Atualmente, ele toma medicação todos os dias e segue com a perna esquerda lesionada. “Não consigo andar direito mais e tive que deixar meu emprego, no administrativo do Ministério da Saúde”, lamenta. “Achei pouca a pena que receberam. Pelo que fizeram com tantas vítimas, mereciam condenação muito pior”, considera.
Parafuso no joelho
Uma outra vítima (foto em destaque), 31, que pediu para não ser identificada, contou ao Metrópoles que fez uma cirurgia no joelho com Henry Campos, em 2011. Nove anos depois, a mulher ainda sofre com as sequelas deixadas pela operação.
“Fui em um primeiro médico que falou que meu problema de ligamento era questão de cirurgia, mas o plano não autorizou. Aí, fui no Henry e na hora que ele pediu a cirurgia foi autorizada”, lembra. “Tempos depois da operação, descobri que ele colocou um parafuso de titânio no meu joelho que está passando dois dedos do osso”, completa.

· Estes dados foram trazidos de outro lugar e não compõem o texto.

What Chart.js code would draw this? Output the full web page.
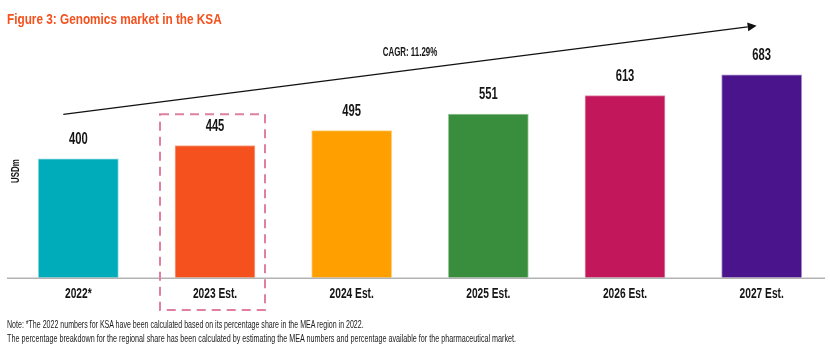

Em 2015, ela teve um rompimento no ligamento e marcou uma nova consulta. Henry, porém, teria dito que não poderia atendê-la, mas que a encaminharia a outro especialista. “Só que eu não quis. Procurei outra clínica e o médico disse que meu joelho estava todo detonado, faltando pedaço do osso”, destaca.
A mulher, então, fez uma nova cirurgia. “Fiquei dois meses sem andar, para fixar o enxerto, depois um bom tempo usando muleta. Ainda hoje, não posso fazer um monte de atividade”, comenta.
Devido às sequelas, a paciente, que é bióloga, não conseguiu continuar exercendo a profissão. Agora, ela estuda para ser professora. “Eu fiquei com artrose de grau 3 e talvez tenha que colocar uma prótese. Ainda fiquei com síndrome do pânico e faço tratamento psiquiátrico e psicológico”, enfatiza.
Para ela, a condenação dada aos réus não foi justa. “Minha perna direita está com cinco centímetros de diferença da outra. Justiça não foi feita, porque isso não repara os danos que eles nos causaram”, defende.
Máfia das próteses
O grupo criminoso teria movimentado milhões de reais em cirurgias, equipamentos e propinas. Donos da TM Medical, o médico Jhonny Wesley Gonçalves Martins e o empresário Micael Bezerra Alves receberam as penas mais altas. Apontados como líderes da organização, eles foram condenados a 5 anos e 3 meses de prisão.
Esposa de Jhonny Wesley, Mariza Marins foi condenada a 4 anos e 6 meses. Também receberam a mesma pena os médicos Rogério Gomes Damasceno, Wenner Costa Cantanhêde, Henry Greidinger Campos, Marco de Agassiz Almeida Vasques e Juliano Luiz Mendonça Cabral.